Montanus, a 2nd-century Church leader, was considered a heretic because of his claims to receive direct revelations from the Holy Spirit.  Montanus, and his female companions, Priscilla and Maxmilia, preached throughout Phrygia (modern-day Turkey), that direct revelations from the Holy Spirit had given them the ability to prophesy and to receive visions, and a renewed zeal for prayer and fasting.  Challenging the notion that one did not need the authority of the Church to be a faithful Christian, Montanus and other leaders who believed that the Holy Spirit could lead them to the truth without the guidance of the Church's authority were simply too dangerous for the Church to accept.  Most, if not all, of Montanus's followers were branded as heretics, including noted Church leader Tertullian. 

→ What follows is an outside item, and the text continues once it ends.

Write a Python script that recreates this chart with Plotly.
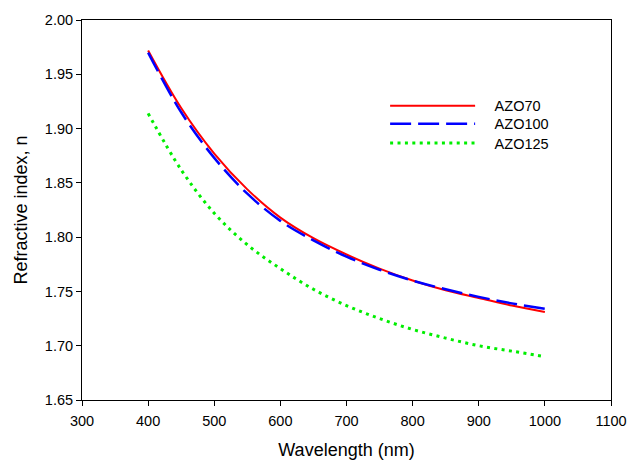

Montanus is probably one of the more well-known of the early Church proponents of direct experience with the Holy Spirit, but not all such would be labeled as heretics.  Church leaders who claimed to have had some charismatic experience included noted heretic-hunter Irenaeus (c. 115-202), Origen (c. 185-254), Augustine (354-430), Symeon (Eastern Orthodox) (949-1022), and even Thomas Aquinas (1225-1274); they are joined by a host of early and medieval mystics of the 15th and 16th centuries.

Many of these figures would describe phenomena that contemporary Pentecostals would identify as Pentecostal gifts of the Spirit, or at least, Pentecostal-like phenomena.  Irenaeus was believed to have had the gift of prophecy, discernment of spirits, and exorcism.  Origen was reported to have healed people, exorcised demons, and engaged in other assorted "signs and wonders."  Some mystics, including Eastern Orthodox figures Symeon the New Theologian and Seraphim of Sarov, discussed phenomena such as  "baptism of the Holy Spirit," uncontrollable bouts of crying, and visions of the Transfiguration (akin to the description in Matthew 17) overtaking them for hours on end. 

Some significant Church leaders did describe what Pentecostals today would believe is glossolalia.  Francis Xavier (1506-1552), Vincent Ferrer (1350-1419), Ignatius of Loyola (1491-1556), and Teresa of Avila (1515-1582), among others, describe something akin to Ignatius's description of prayer: "During the interior and exterior loquela (speech) everything moves me to divine love and to the gifts of loquela divinely bestowed." (Spiritual Diary, #222). 

Despite the controversy that followed such experiences (nearly all who admitted having these experiences risked attracting the wrath of Church officials charged with rooting out all suspected challenges to ecclesiastical authority), some of the most well-known Christian figures have reported these experiences, made these practices a part of their theological legacies, and often paid a heavy price for insisting that they had direct access to revelation through the Holy Spirit.  Throughout history, those who claimed these experiences were often targeted as heretics, threatened with persecution (such as the Inquisition), and, if they posed enough risk to Church authority, were removed from any mantle of leadership.  Thus, groups as varied as the Spanish "alumbrados" (Enlightened Ones), the Jansenists, or a legion of Christian mystics, have been made to answer for taking what was supposed to be the domain of the Church (access to revelation), and making it available to anyone who asked for it. 

By the mid 1700s, early forms of contemporary Pentecostalism began to emerge from what began as a reformation movement within Anglicanism; they resulted in a global movement that has influenced nearly every different tradition of Christianity.